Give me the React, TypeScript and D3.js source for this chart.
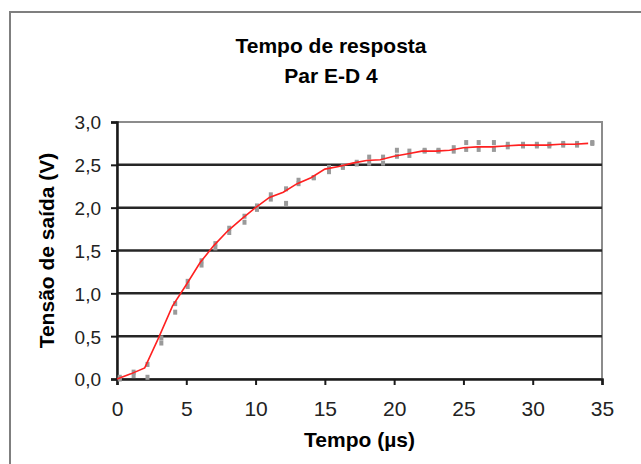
import React, { useEffect, useRef } from "react";
import * as d3 from "d3";

// tempo (us) of the averaged curve
const lineTimes = [0, 1, 2, 3, 4, 5, 6, 7, 8, 9, 10, 11, 12, 13, 14, 15, 16, 17, 18, 19, 20, 21, 22, 23, 24, 25, 26, 27, 28, 29, 30, 31, 32, 33, 34];
const lineValues = [0.0, 0.06, 0.13, 0.48, 0.85, 1.1, 1.36, 1.56, 1.73, 1.87, 2.0, 2.12, 2.18, 2.28, 2.35, 2.45, 2.48, 2.52, 2.55, 2.56, 2.6, 2.63, 2.66, 2.66, 2.67, 2.7, 2.71, 2.71, 2.72, 2.73, 2.73, 2.73, 2.74, 2.74, 2.75];

// measured points (two readings per instant)
const pointTimes = [0.2, 1.2, 2.2, 3.2, 4.2, 5.1, 6.1, 7.1, 8.1, 9.2, 10.1, 11.1, 12.2, 13.1, 14.2, 15.3, 16.3, 17.3, 18.2, 19.2, 20.2, 21.1, 22.2, 23.2, 24.3, 25.2, 26.1, 27.2, 28.2, 29.3, 30.3, 31.2, 32.2, 33.2, 34.3];
const readingA = [0.02, 0.08, 0.17, 0.48, 0.88, 1.14, 1.38, 1.58, 1.76, 1.9, 2.02, 2.15, 2.22, 2.32, 2.35, 2.47, 2.49, 2.53, 2.59, 2.59, 2.67, 2.66, 2.67, 2.67, 2.7, 2.76, 2.76, 2.76, 2.74, 2.74, 2.74, 2.74, 2.75, 2.75, 2.76];
const readingB = [0.0, 0.04, 0.02, 0.42, 0.78, 1.08, 1.33, 1.53, 1.71, 1.83, 1.98, 2.1, 2.05, 2.28, 2.35, 2.42, 2.47, 2.51, 2.52, 2.52, 2.6, 2.61, 2.66, 2.66, 2.66, 2.68, 2.68, 2.68, 2.71, 2.72, 2.72, 2.72, 2.73, 2.73, 2.75];

const xTicks = [0, 5, 10, 15, 20, 25, 30, 35];
const yTicks = [0, 0.5, 1, 1.5, 2, 2.5, 3];

export default function App() {
  const ref = useRef<HTMLDivElement>(null);

  useEffect(() => {
    document.body.style.margin = "0";
    const width = 641;
    const height = 464;
    const margin = { left: 117, top: 122, right: 39, bottom: 85 };
    const innerWidth = width - margin.left - margin.right;
    const innerHeight = height - margin.top - margin.bottom;
    const font = "'Liberation Sans', Arial, sans-serif";

    d3.select(ref.current).selectAll("*").remove();
    const svg = d3
      .select(ref.current)
      .append("svg")
      .attr("width", width)
      .attr("height", height)
      .style("display", "block")
      .style("background", "#fff");

    // chart frame
    svg.append("rect")
      .attr("x", 10).attr("y", 12)
      .attr("width", 660).attr("height", 480)
      .attr("fill", "#fff")
      .attr("stroke", "#7f7f7f")
      .attr("stroke-width", 2);

    const xScale = d3.scaleLinear().domain([0, 35]).range([0, innerWidth]);
    const yScale = d3.scaleLinear().domain([0, 3]).range([innerHeight, 0]);

    const g = svg.append("g").attr("transform", `translate(${margin.left},${margin.top})`);

    // plot border (gray)
    g.append("rect")
      .attr("width", innerWidth).attr("height", innerHeight)
      .attr("fill", "#fff")
      .attr("stroke", "#8c8c8c")
      .attr("stroke-width", 2);

    // gridlines
    g.selectAll(".grid")
      .data(yTicks.filter((d) => d > 0 && d < 3))
      .enter()
      .append("line")
      .attr("x1", 0).attr("x2", innerWidth)
      .attr("y1", (d) => yScale(d)).attr("y2", (d) => yScale(d))
      .attr("stroke", "#262626")
      .attr("stroke-width", 2.5);

    const yAxisG = g.append("g")
      .call(d3.axisLeft(yScale).tickValues(yTicks).tickSize(6).tickPadding(10)
        .tickFormat((d) => d3.format(".1f")(d as number).replace(".", ",")));
    yAxisG.select(".domain").attr("stroke", "#1a1a1a").attr("stroke-width", 2.5);
    yAxisG.selectAll(".tick line").attr("stroke", "#1a1a1a").attr("stroke-width", 2);
    yAxisG.selectAll(".tick text")
      .style("font-family", font).style("font-size", "19px").attr("fill", "#222").attr("dy", "0.36em");

    const xAxisG = g.append("g")
      .attr("transform", `translate(0,${innerHeight})`)
      .call(d3.axisBottom(xScale).tickValues(xTicks).tickSize(6).tickPadding(16));
    xAxisG.select(".domain").attr("stroke", "#1a1a1a").attr("stroke-width", 2.5);
    xAxisG.selectAll(".tick line").attr("stroke", "#1a1a1a").attr("stroke-width", 2);
    xAxisG.selectAll(".tick text")
      .style("font-family", font).style("font-size", "21px").attr("fill", "#222");

    // measured points
    const pts = pointTimes.flatMap((t, i) => [
      { t, v: readingA[i] },
      { t, v: readingB[i] },
    ]);
    g.selectAll(".pt")
      .data(pts)
      .enter()
      .append("rect")
      .attr("x", (d) => xScale(d.t) - 2)
      .attr("y", (d) => yScale(d.v) - 2.5)
      .attr("width", 4)
      .attr("height", 5)
      .attr("fill", "#9a9a9a");

    // averaged curve
    const line = d3.line<number>()
      .x((d, i) => xScale(lineTimes[i]))
      .y((d) => yScale(d));
    g.append("path")
      .datum(lineValues)
      .attr("d", line)
      .attr("fill", "none")
      .attr("stroke", "#ff2020")
      .attr("stroke-width", 1.6);

    // titles
    svg.append("text")
      .attr("x", 331).attr("y", 53)
      .attr("text-anchor", "middle")
      .style("font-family", font).style("font-size", "21px").style("font-weight", "bold")
      .text("Tempo de resposta");
    svg.append("text")
      .attr("x", 331).attr("y", 83)
      .attr("text-anchor", "middle")
      .style("font-family", font).style("font-size", "21px").style("font-weight", "bold")
      .text("Par E-D 4");

    svg.append("text")
      .attr("x", margin.left + innerWidth / 2).attr("y", 447)
      .attr("text-anchor", "middle")
      .style("font-family", font).style("font-size", "21px").style("font-weight", "bold")
      .text("Tempo (µs)");

    svg.append("text")
      .attr("transform", `translate(54,${margin.top + innerHeight / 2}) rotate(-90)`)
      .attr("text-anchor", "middle")
      .style("font-family", font).style("font-size", "21px").style("font-weight", "bold")
      .text("Tensão de saída (V)");
  }, []);

  return <div ref={ref}></div>;
}
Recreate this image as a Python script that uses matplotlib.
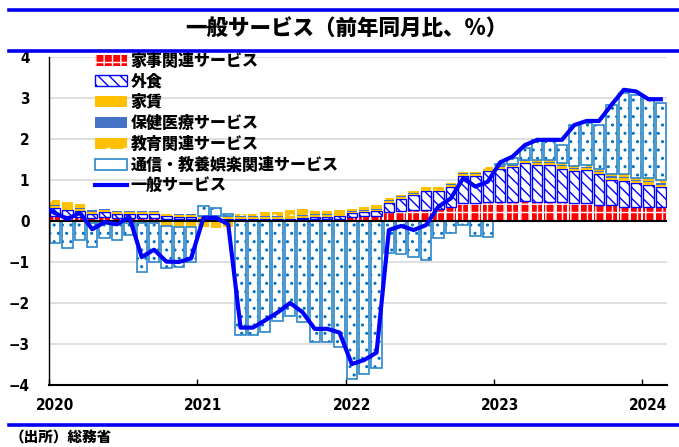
import matplotlib
matplotlib.use("Agg")
import matplotlib.pyplot as plt
from matplotlib.patches import Patch
from matplotlib.lines import Line2D
import numpy as np

plt.rcParams['font.family'] = ['Noto Sans CJK JP', 'DejaVu Sans']
plt.rcParams['font.weight'] = 'heavy'
plt.rcParams['hatch.linewidth'] = 1.0

title = "一般サービス（前年同月比、%）"
source = "（出所）総務省"
year_labels = ["2020", "2021", "2022", "2023", "2024"]
series_names = ["家事関連サービス", "外食", "家賃", "保健医療サービス",
                "教育関連サービス", "通信・教養娯楽関連サービス"]
line_name = "一般サービス"

# monthly contributions, Jan 2020 - Feb 2024
kaji = [0.13, 0.12, 0.10, 0.08, 0.09, 0.08, 0.08, 0.08, 0.08, 0.05, 0.04, 0.04,
        0.03, 0.03, 0.03, 0.02, 0.02, 0.02, 0.03, 0.03, 0.04, 0.05, 0.05, 0.06,
        0.10, 0.11, 0.12, 0.23, 0.24, 0.28, 0.28, 0.30, 0.35, 0.43, 0.43, 0.47,
        0.47, 0.47, 0.49, 0.47, 0.47, 0.47, 0.43, 0.43, 0.39, 0.39, 0.35, 0.35,
        0.33, 0.33]
gaishoku = [0.18, 0.16, 0.14, 0.10, 0.12, 0.09, 0.09, 0.09, 0.09, 0.06, 0.05, 0.05,
            0.01, 0.01, 0.02, 0.02, 0.02, 0.02, 0.02, 0.03, 0.03, 0.04, 0.05, 0.05,
            0.09, 0.10, 0.12, 0.22, 0.30, 0.35, 0.45, 0.43, 0.49, 0.67, 0.67, 0.75,
            0.80, 0.84, 0.93, 0.89, 0.89, 0.81, 0.80, 0.81, 0.76, 0.61, 0.63, 0.57,
            0.55, 0.49]
yachin = [0.05, 0.05, 0.05, 0.05, 0.05, 0.05, 0.05, 0.05, 0.05, 0.05, 0.05, 0.05,
          0.05, 0.05, 0.05, 0.05, 0.05, 0.05, 0.05, 0.05, 0.05, 0.05, 0.05, 0.05,
          0.04, 0.04, 0.04, 0.04, 0.04, 0.04, 0.04, 0.04, 0.04, 0.04, 0.04, 0.04,
          0.04, 0.04, 0.04, 0.05, 0.05, 0.05, 0.05, 0.05, 0.05, 0.06, 0.06, 0.05,
          0.06, 0.06]
hoken = [0.02, 0.02, 0.02, 0.03, 0.03, 0.02, 0.02, 0.02, 0.02, 0.02, 0.02, 0.02,
         0.02, 0.02, 0.02, 0.02, 0.02, 0.02, 0.02, 0.02, 0.02, 0.02, 0.02, 0.02,
         0.02, 0.02, 0.02, 0.02, 0.02, 0.02, 0.02, 0.02, 0.02, 0.02, 0.02, 0.02,
         0.02, 0.02, 0.02, 0.03, 0.03, 0.03, 0.02, 0.02, 0.03, 0.03, 0.04, 0.03,
         0.04, 0.04]
kyoiku = [0.13, 0.12, 0.10, -0.04, -0.04, -0.04, -0.04, -0.04, -0.04, -0.12, -0.14, -0.14,
          -0.14, -0.16, -0.14, 0.06, 0.06, 0.10, 0.09, 0.15, 0.15, 0.09, 0.08, 0.09,
          0.05, 0.06, 0.08, 0.04, 0.04, 0.04, 0.03, 0.03, 0.03, 0.04, 0.04, 0.04,
          0.03, 0.02, 0.01, 0.05, 0.05, 0.05, 0.03, 0.05, 0.05, 0.06, 0.07, 0.04,
          0.06, 0.08]
tsushin = [-0.54, -0.67, -0.46, -0.60, -0.37, -0.42, -0.29, -1.21, -0.95, -1.02, -0.97, -0.85,
           0.26, 0.20, 0.05, -2.78, -2.78, -2.70, -2.43, -2.32, -2.46, -2.96, -2.96, -3.07,
           -3.86, -3.73, -3.58, -0.79, -0.80, -0.89, -0.95, -0.42, -0.30, -0.10, -0.37, -0.40,
           0.03, 0.14, 0.28, 0.49, 0.49, 0.44, 1.00, 1.02, 1.06, 1.68, 1.96, 2.03,
           1.95, 1.87]
# general services line (first value: Dec 2019)
general = [0.35,
           0.19, 0.05, 0.20, -0.20, -0.03, -0.08, 0.10, -0.88, -0.70, -0.99, -1.00, -0.91,
           0.08, 0.08, -0.08, -2.60, -2.60, -2.42, -2.23, -2.00, -2.22, -2.63, -2.63, -2.72,
           -3.49, -3.39, -3.21, -0.22, -0.12, -0.22, -0.10, 0.35, 0.55, 1.04, 0.84, 0.96,
           1.43, 1.57, 1.85, 1.98, 1.98, 1.98, 2.34, 2.44, 2.44, 2.83, 3.20, 3.16,
           2.97, 2.97]

W, H = 679, 447
fig = plt.figure(figsize=(W / 100, H / 100), dpi=100)
ax = fig.add_axes([49 / W, 1 - 385 / H, (667 - 49) / W, (385 - 57) / H])

n = len(kaji)
x = np.arange(n) + 0.5
bw = 0.84
pos_base = np.zeros(n)
neg_base = np.zeros(n)

RED = '#FF0000'
BLUE = '#0000FF'
GOLD = '#FFC000'
MED = '#4472C4'
TEAL = '#2E86C9'
DOT = '#0070C0'


def stack(vals):
    v = np.asarray(vals, dtype=float)
    b = np.where(v >= 0, pos_base, neg_base)
    pos_base[:] = pos_base + np.where(v >= 0, v, 0)
    neg_base[:] = neg_base + np.where(v < 0, v, 0)
    return v, b


v, b = stack(kaji)
ax.bar(x, v, bw, bottom=b, color=RED, edgecolor='white', linewidth=0, hatch='++', zorder=2)
v, b = stack(gaishoku)
ax.bar(x, v, bw, bottom=b, color='white', edgecolor=BLUE, linewidth=0, hatch='\\\\\\', zorder=2)
ax.bar(x, v, bw, bottom=b, fill=False, edgecolor=BLUE, linewidth=1.0, zorder=2)
v, b = stack(yachin)
ax.bar(x, v, bw, bottom=b, color=GOLD, linewidth=0, zorder=2)
v, b = stack(hoken)
ax.bar(x, v, bw, bottom=b, color=MED, linewidth=0, zorder=2)
v, b = stack(kyoiku)
ax.bar(x, v, bw, bottom=b, color=GOLD, edgecolor='white', linewidth=0, hatch='.', zorder=2)
v, b = stack(tsushin)
ax.bar(x, v, bw, bottom=b, color='white', edgecolor=DOT, linewidth=0, hatch='..', zorder=2)
ax.bar(x, v, bw, bottom=b, fill=False, edgecolor=TEAL, linewidth=1.2, zorder=2)

xl = np.arange(len(general)) - 0.5
ax.plot(xl, general, color=BLUE, lw=3.0, zorder=5, solid_joinstyle='round')
ax.axhline(0, color='black', lw=1.5, zorder=4)

numfont = dict(family='DejaVu Sans', stretch='condensed', fontsize=11, fontweight='bold')
ax.set_xlim(0, 50)
ax.set_ylim(-4, 4)
ax.set_yticks(range(-4, 5))
ax.set_yticklabels([str(t).replace('-', '−') for t in range(-4, 5)], **numfont)
ax.tick_params(axis='y', length=0, pad=14)
ax.set_xticks([0, 12, 24, 36, 48])
ax.set_xticklabels([])
ax.set_xticks([0.5, 12.5, 24.5, 36.5, 48.5], minor=True)
ax.set_xticklabels(year_labels, minor=True, **numfont)
ax.tick_params(axis='x', which='major', direction='in', length=4, width=1)
ax.tick_params(axis='x', which='minor', length=0, pad=9)
ax.grid(axis='y', color='#D9D9D9', lw=1.2, zorder=0)
ax.set_axisbelow(True)
for s in ['top', 'right']:
    ax.spines[s].set_visible(False)
ax.spines['left'].set_linewidth(1.0)
ax.spines['bottom'].set_linewidth(1.5)

handles = [
    Patch(facecolor=RED, edgecolor='white', hatch='++', linewidth=0),
    Patch(facecolor='white', edgecolor=BLUE, hatch='\\\\\\', linewidth=1.0),
    Patch(facecolor=GOLD, edgecolor=GOLD, linewidth=0),
    Patch(facecolor=MED, edgecolor=MED, linewidth=0),
    Patch(facecolor=GOLD, edgecolor='white', hatch='.', linewidth=0),
    Patch(facecolor='white', edgecolor=TEAL, linewidth=1.2),
    Line2D([], [], color=BLUE, lw=3.0),
]
labels = series_names + [line_name]
leg = ax.legend(handles, labels, loc='upper left', bbox_to_anchor=(0.074, 1.012), frameon=False,
                fontsize=11.5, handlelength=2.0, handleheight=0.7, labelspacing=0.3,
                handletextpad=0.25, borderpad=0, borderaxespad=0)
for t in leg.get_texts():
    t.set_fontweight('heavy')

# decorations: title and blue rules
for yy in [9.5, 50.5, 425]:
    fig.add_artist(Line2D([9 / W, 1], [1 - yy / H, 1 - yy / H], color='#0000F0', lw=2.6,
                          transform=fig.transFigure))
fig.text(346 / W, 1 - 29 / H, title, ha='center', va='center', fontsize=15.5, fontweight='heavy')
fig.text(10 / W, 1 - 438 / H, source, ha='left', va='center', fontsize=10.5, fontweight='heavy')

fig.savefig("out.png", dpi=100)
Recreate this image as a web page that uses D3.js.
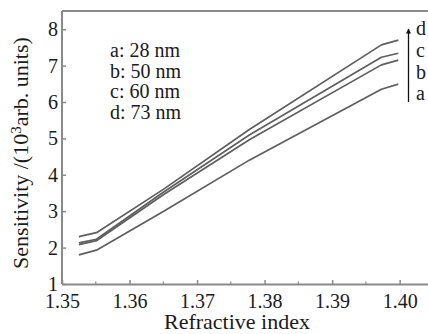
<!DOCTYPE html>
<html>
<head>
<meta charset="utf-8">
<script src="https://cdn.jsdelivr.net/npm/d3@7"></script>
<style>
  body { margin: 0; background: #fff; }
  svg { display: block; }
</style>
</head>
<body>
<div id="chart"></div>
<script>
// refractive index samples along each curve
const refIndex = [1.3525, 1.3551, 1.365, 1.3778, 1.3973, 1.3998];
// sensitivity (10^3 arb. units) for each film thickness
const seriesA = [1.80, 1.93, 2.99, 4.41, 6.35, 6.49];
const seriesB = [2.08, 2.19, 3.45, 4.97, 7.02, 7.15];
const seriesC = [2.13, 2.23, 3.52, 5.10, 7.23, 7.34];
const seriesD = [2.30, 2.41, 3.60, 5.25, 7.57, 7.70];
const seriesNames = ['a', 'b', 'c', 'd'];
const legendLabels = ['a: 28 nm', 'b: 50 nm', 'c: 60 nm', 'd: 73 nm'];
const xTicks = [1.35, 1.36, 1.37, 1.38, 1.39, 1.40];
const xMinorTicks = [1.355, 1.365, 1.375, 1.385, 1.395];
const yTicks = [1, 2, 3, 4, 5, 6, 7, 8];

const width = 428, height = 334;
const plotLeft = 62, plotTop = 11, plotBottom = 284, plotRight = 428;
const serif = '"Liberation Serif"';
const textColor = '#1a1a1a';
const axisColor = '#8a8a8a';

const svg = d3.select('#chart')
    .append('svg')
    .attr('width', width)
    .attr('height', height);

const x = d3.scaleLinear().domain([1.35, 1.4042]).range([plotLeft, plotRight]);
const y = d3.scaleLinear().domain([1, 8.5]).range([plotBottom, plotTop]);

// frame: top border
svg.append('line')
    .attr('x1', plotLeft).attr('x2', plotRight)
    .attr('y1', plotTop).attr('y2', plotTop)
    .attr('stroke', axisColor)
    .attr('stroke-width', 2);

const xAxis = d3.axisBottom(x)
    .tickValues(xTicks)
    .tickFormat(d3.format('.2f'))
    .tickSizeInner(-4)
    .tickSizeOuter(0)
    .tickPadding(10);

const gx = svg.append('g')
    .attr('transform', `translate(0,${plotBottom})`)
    .call(xAxis);

gx.selectAll('.tick line').attr('stroke', axisColor).attr('stroke-width', 1.5);
gx.select('.domain').attr('stroke', axisColor).attr('stroke-width', 2);
gx.selectAll('text')
    .style('font-family', serif)
    .style('font-size', '20px')
    .attr('fill', textColor);

// minor x ticks
gx.selectAll('.minor')
    .data(xMinorTicks)
    .enter()
    .append('line')
    .attr('x1', d => x(d)).attr('x2', d => x(d))
    .attr('y1', 0).attr('y2', -2.5)
    .attr('stroke', axisColor)
    .attr('stroke-width', 1.2);

const yAxis = d3.axisLeft(y)
    .tickValues(yTicks)
    .tickFormat(d3.format('d'))
    .tickSizeInner(-4)
    .tickSizeOuter(0)
    .tickPadding(4);

const gy = svg.append('g')
    .attr('transform', `translate(${plotLeft},0)`)
    .call(yAxis);

gy.selectAll('.tick line').attr('stroke', axisColor).attr('stroke-width', 1.5);
gy.select('.domain')
    .attr('d', `M0,${plotBottom}V${plotTop}`)
    .attr('stroke', axisColor)
    .attr('stroke-width', 2);
gy.selectAll('text')
    .style('font-family', serif)
    .style('font-size', '20px')
    .attr('fill', textColor);

// axis titles
svg.append('text')
    .attr('x', 237)
    .attr('y', 329)
    .attr('text-anchor', 'middle')
    .style('font-family', serif)
    .style('font-size', '22px')
    .attr('fill', textColor)
    .text('Refractive index');

const yTitle = svg.append('text')
    .attr('transform', 'translate(28,153) rotate(-90)')
    .attr('text-anchor', 'middle')
    .style('font-family', serif)
    .style('font-size', '22px')
    .attr('fill', textColor);
yTitle.append('tspan').text('Sensitivity /(10');
yTitle.append('tspan').attr('dy', -7).style('font-size', '15px').text('3');
yTitle.append('tspan').attr('dy', 7).text('arb. units)');

// curves
const allSeries = [seriesA, seriesB, seriesC, seriesD];
const line = d3.line()
    .x((d, i) => x(refIndex[i]))
    .y(d => y(d));

svg.append('g')
    .selectAll('path')
    .data(allSeries)
    .enter()
    .append('path')
    .attr('d', line)
    .attr('fill', 'none')
    .attr('stroke', '#5e5e5e')
    .attr('stroke-width', 1.7)
    .attr('stroke-linejoin', 'round');

// legend text
svg.append('g')
    .selectAll('text')
    .data(legendLabels)
    .enter()
    .append('text')
    .attr('x', 110)
    .attr('y', (d, i) => 57 + i * 20.7)
    .style('font-family', serif)
    .style('font-size', '20px')
    .attr('fill', textColor)
    .text(d => d);

// series letters with arrow
const letterY = [100, 79, 57, 35];
svg.append('g')
    .selectAll('text')
    .data(seriesNames)
    .enter()
    .append('text')
    .attr('x', 416)
    .attr('y', (d, i) => letterY[i])
    .style('font-family', serif)
    .style('font-size', '20px')
    .attr('fill', textColor)
    .text(d => d);

svg.append('defs')
    .append('marker')
    .attr('id', 'arrowhead')
    .attr('viewBox', '0 0 10 10')
    .attr('refX', 9).attr('refY', 5)
    .attr('markerWidth', 8).attr('markerHeight', 5)
    .attr('markerUnits', 'userSpaceOnUse')
    .attr('orient', 'auto')
    .append('path')
    .attr('d', 'M0,0 L10,5 L0,10 Z')
    .attr('fill', '#111');

svg.append('line')
    .attr('x1', 408.5).attr('x2', 408.5)
    .attr('y1', 102).attr('y2', 29)
    .attr('stroke', '#111')
    .attr('stroke-width', 1.3)
    .attr('marker-end', 'url(#arrowhead)');
</script>
</body>
</html>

****

**Exercise requirements**
Leave the pictures out and please restate exactly the lines running from the start of the material through the one with "import * as".

**Written reply**
Give me the React, TypeScript and D3.js source for this chart.
import React, { useEffect, useRef } from "react";
import * as d3 from "d3";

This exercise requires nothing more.